Household wealth in Britain passed a net total worth of £7tn for the first time last year, according to research by Lloyds TSB Private Banking, though the ever-bloating headline number hides a precarious reality for family finances in the country's comatose economy.
Incomes for the poorest households have been squeezed by a high cost of living, below-inflation wage growth, and welfare cuts under the government's austerity drive as it seeks to erase the Treasury's budget deficit.
"While wealth has soared, there is a large divide in where it has accumulated," said Nitesh Patel, economist at Lloyds TSB Private Banking, pointing to the fact that the wealthiest 10 percent of households hold 22 times more wealth than those in the bottom half - at an average of £1.82m versus £82,000.

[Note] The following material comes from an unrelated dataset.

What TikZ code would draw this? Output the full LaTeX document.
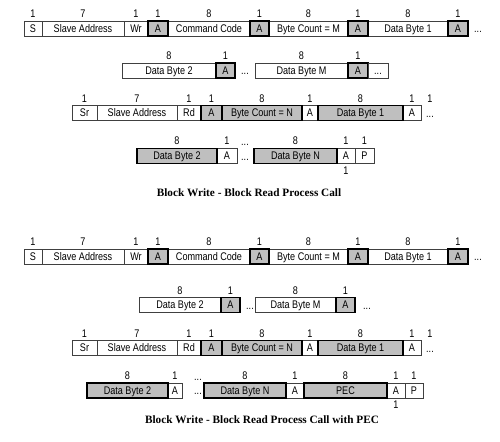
\documentclass[tikz,border=0pt]{standalone}
\usepackage{fontspec}
\setmainfont{Liberation Serif}
\setsansfont[FakeStretch=0.82]{Liberation Sans}

\tikzset{
	fld/.style={draw=black!75, line width=0.4pt, fill=white, inner sep=0pt,
		minimum height=0.3cm, text height=4.5pt, text depth=0pt,
		font=\sffamily\fontsize{6.3}{7}\selectfont},
	ack/.style={fld, draw=black, line width=1.1pt, fill=black!25},
	bits/.style={inner sep=0pt, text height=4.5pt, text depth=0pt,
		font=\sffamily\fontsize{6.3}{7}\selectfont},
	caption/.style={inner sep=0pt, font=\bfseries\fontsize{6.4}{8}\selectfont}
}

\begin{document}
\begin{tikzpicture}[x=0.02cm, y=-0.02cm]
	\useasboundingbox (0,0) rectangle (500,441);
	% first line: write part (both diagrams)
	\foreach \r/\y in {a/28.5, e/256.5} {
		\foreach \n/\xa/\xb/\st/\txt/\b in {s/24/42/fld/S/1, sa/42/124/fld/Slave Address/7,
			wr/124/148/fld/Wr/1, cc/168/250/fld/Command Code/8, bc/269/348/fld/Byte Count = M/8,
			d1/368/448/fld/Data Byte 1/8, a1/148/168/ack/A/1, a2/250/269/ack/A/1,
			a3/348/368/ack/A/1, a4/448/468/ack/A/1} {
			\node[\st, minimum width={(\xb-\xa)*0.02cm}] (\r-\n) at ({(\xa+\xb)/2},\y) {\txt};
			\node[bits] (\r-\n-w) at ({(\xa+\xb)/2},{\y-14.5}) {\b};
		}
		\node[bits, anchor=base] (\r-more) at (478,{\y+4}) {...};
	}
	% second line, first diagram
	\foreach \n/\xa/\xb/\st/\txt/\b in {d2/122/216/fld/Data Byte 2/8, dm/255/348/fld/Data Byte M/8,
		a1/216/235/ack/A/1, a2/348/368/ack/A/1} {
		\node[\st, minimum width={(\xb-\xa)*0.02cm}] (b-\n) at ({(\xa+\xb)/2},70.5) {\txt};
		\node[bits] (b-\n-w) at ({(\xa+\xb)/2},56) {\b};
	}
	\node[fld, minimum width=0.4cm] (b-cell) at (378,70.5) {...};
	\node[bits, anchor=base] (b-gap) at (245,74.5) {...};
	% second line, second diagram
	\foreach \n/\xa/\xb/\st/\txt/\b in {d2/139/221/fld/Data Byte 2/8, dm/255/336/fld/Data Byte M/8,
		a1/221/240/ack/A/1, a2/336/355/ack/A/1} {
		\node[\st, minimum width={(\xb-\xa)*0.02cm}] (f-\n) at ({(\xa+\xb)/2},305) {\txt};
		\node[bits] (f-\n-w) at ({(\xa+\xb)/2},290.5) {\b};
	}
	\node[bits, anchor=base] (f-gap) at (250,309) {...};
	\node[bits, anchor=base] (f-more) at (367,309) {...};
	% third line: read part (both diagrams)
	\foreach \r/\y in {c/113, g/348} {
		\foreach \n/\xa/\xb/\st/\txt/\b in {sr/72/97/fld/Sr/1, sa/97/177/fld/Slave Address/7,
			rd/177/201/fld/Rd/1, a2/302/318/fld/A/1, a3/403/421/fld/A/1, a1/201/222/ack/A/1,
			bc/222/302/ack/Byte Count = N/8, d1/318/403/ack/Data Byte 1/8} {
			\node[\st, minimum width={(\xb-\xa)*0.02cm}] (\r-\n) at ({(\xa+\xb)/2},\y) {\txt};
			\node[bits] (\r-\n-w) at ({(\xa+\xb)/2},{\y-14.5}) {\b};
		}
		\node[bits, anchor=base] (\r-more) at (430,{\y+4}) {...};
		\node[bits] (\r-more-w) at (430,{\y-14.5}) {1};
	}
	% last line, first diagram
	\foreach \n/\xa/\xb/\st/\txt/\b in {a1/217/237/fld/A/1, a2/337/355/fld/A/1, p/355/374/fld/P/1,
		d2/137/217/ack/Data Byte 2/8, dn/254/337/ack/Data Byte N/8} {
		\node[\st, minimum width={(\xb-\xa)*0.02cm}] (d-\n) at ({(\xa+\xb)/2},156) {\txt};
		\node[bits] (d-\n-w) at ({(\xa+\xb)/2},141) {\b};
	}
	\node[bits, anchor=base] (d-gap) at (245,160) {...};
	\node[bits, anchor=base] (d-gap-w) at (245,145) {...};
	\node[bits] (d-nack) at (346,170.5) {1};
	% last line, second diagram
	\foreach \n/\xa/\xb/\st/\txt/\b in {a1/168/182/fld/A/1, a2/286/304/fld/A/1, a3/387/405/fld/A/1,
		p/405/423/fld/P/1, d2/87/168/ack/Data Byte 2/8, dn/204/286/ack/Data Byte N/8,
		pec/304/387/ack/PEC/8} {
		\node[\st, minimum width={(\xb-\xa)*0.02cm}] (h-\n) at ({(\xa+\xb)/2},390.5) {\txt};
		\node[bits] (h-\n-w) at ({(\xa+\xb)/2},376) {\b};
	}
	\node[bits, anchor=base] (h-gap) at (198,394.5) {...};
	\node[bits, anchor=base] (h-gap-w) at (198,380) {...};
	\node[bits] (h-nack) at (396,404.5) {1};
	% captions
	\node[caption] (cap1) at (249,193) {Block Write - Block Read Process Call};
	\node[caption] (cap2) at (262,420) {Block Write - Block Read Process Call with PEC};
\end{tikzpicture}
\end{document}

"This is a substantial gap, although many of the wealthiest are older individuals who have had a much longer time to accumulate their wealth holdings, as well as to reduce their debts."

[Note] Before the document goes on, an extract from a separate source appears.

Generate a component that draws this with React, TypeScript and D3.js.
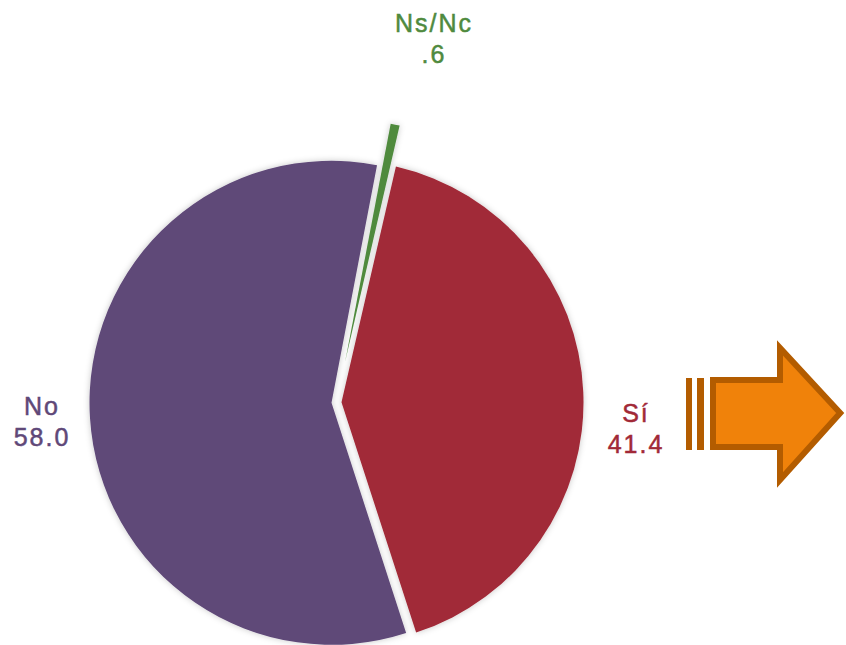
import React from "react";
import * as d3 from "d3";

const categories = ["Sí", "No", "Ns/Nc"];
const values = [41.4, 58.0, 0.6];
const valueLabels = ["41.4", "58.0", ".6"];
const colors = ["#A12937", "#5F4878", "#4F8A3E"];

const W = 846;
const H = 645;
const cx = 336.5;
const cy = 402.5;
const R = 242;
const explode = [5, 5, 42];
const labelPos: [number, number][] = [
  [635, 422],
  [41, 415],
  [433, 32],
];

export default function App() {
  const pie = d3
    .pie<number>()
    .sort(null)
    .startAngle((13 * Math.PI) / 180)
    .endAngle((13 * Math.PI) / 180 + 2 * Math.PI)
    .value((d) => d);
  const arcs = pie(values);
  const arc = d3.arc<d3.PieArcDatum<number>>().innerRadius(0).outerRadius(R);

  const sw = 6;
  const h = sw / 2;
  const arrowPts: [number, number][] = [
    [710 + h, 377 + h],
    [777 + h, 377 + h],
    [777 + h, 345 + h],
    [845 - h * 1.6, 413],
    [777 + h, 483 - h],
    [777 + h, 450 - h],
    [710 + h, 450 - h],
  ];

  return (
    <svg width={W} height={H} style={{ display: "block", position: "absolute", left: 0, top: 0 }}>
      <defs>
        <filter id="sh" x="-20%" y="-20%" width="140%" height="140%">
          <feDropShadow dx="0" dy="0" stdDeviation="3" floodColor="#000" floodOpacity="0.22" />
        </filter>
      </defs>
      <rect width={W} height={H} fill="#fff" />
      <g filter="url(#sh)">
        {arcs.map((a, i) => {
          const mid = (a.startAngle + a.endAngle) / 2;
          const dx = Math.sin(mid) * explode[i];
          const dy = -Math.cos(mid) * explode[i];
          return (
            <path
              key={i}
              d={arc(a) || ""}
              transform={`translate(${cx + dx},${cy + dy})`}
              fill={colors[i]}
            />
          );
        })}
      </g>
      {categories.map((c, i) => (
        <text
          key={c}
          x={labelPos[i][0]}
          y={labelPos[i][1]}
          fill={colors[i]}
          stroke={colors[i]}
          strokeWidth={0.5}
          textAnchor="middle"
          fontFamily="'Liberation Sans', Arial, sans-serif"
          fontSize={25}
          letterSpacing={2}
        >
          <tspan x={labelPos[i][0] + 1} dy={0}>{c}</tspan>
          <tspan x={labelPos[i][0] + 1} dy={31}>{valueLabels[i]}</tspan>
        </text>
      ))}
      <rect x={686} y={378} width={6} height={72} fill="#B35C00" />
      <rect x={697} y={378} width={7} height={72} fill="#B35C00" />
      <path
        d={"M" + arrowPts.map((p) => p.join(",")).join("L") + "Z"}
        fill="#F0820A"
        stroke="#B35C00"
        strokeWidth={sw}
        strokeLinejoin="miter"
      />
    </svg>
  );
}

An increase in financial assets held by households since 2002 has helped drive the wealth-boom over the past decade, accounting for almost two thirds of the increase.
Over half of these assets are in life assurance and pension funds, as Britain's ageing population produces an ever-growing number of pensioners.
Since the financial crisis started in 2007, household wealth has grown by 7 percent, or £478bn.
Office for National Statistics (ONS) figures put the UK's net wealth at £6.8tn at the end of 2011, as persistently high property prices offset a fall in the contribution of the central government.
Despite the general increase in wealth, incomes have been gripped by a number of factors.
Office for National Statistics (ONS) data shows that pay rose by 1.2 percent between November and January, while consumer price inflation hit 2.7 percent in the same period. This amounts to a real cut in pay.
Household bills have also been high by volatile commodity prices, sending energy and food costs upward.
A number of welfare cuts by the government are also reducing incomes, such as child and housing benefit changes.
Research by the Trades Union Congress (TUC) shows that despite changes to the personal allowance, which lifts the income tax threshold to £10,000 in April 2014, Britain's poorest workers are four times worse off because of the VAT hike to 20 percent in January 2011.
Lifting the personal allowance threshold by £100 is ten times cheaper for Chancellor George Osborne than cutting VAT by a penny. HMRC estimates say raising the personal tax allowance by £100 in 2013/14 would cost Osborne £510m. Cutting the rate of VAT by just a penny in the pound would cost him £5.1bn.
TUC analysis shows that the poorest income group for working households, who receive just £195.92 a week, are 1.6 percent worse off a year when you take into account the effect of the VAT and personal allowance increases.
Annually, the combined effect of the tax changes to VAT and personal allowance leaves this group £164.84 worse off.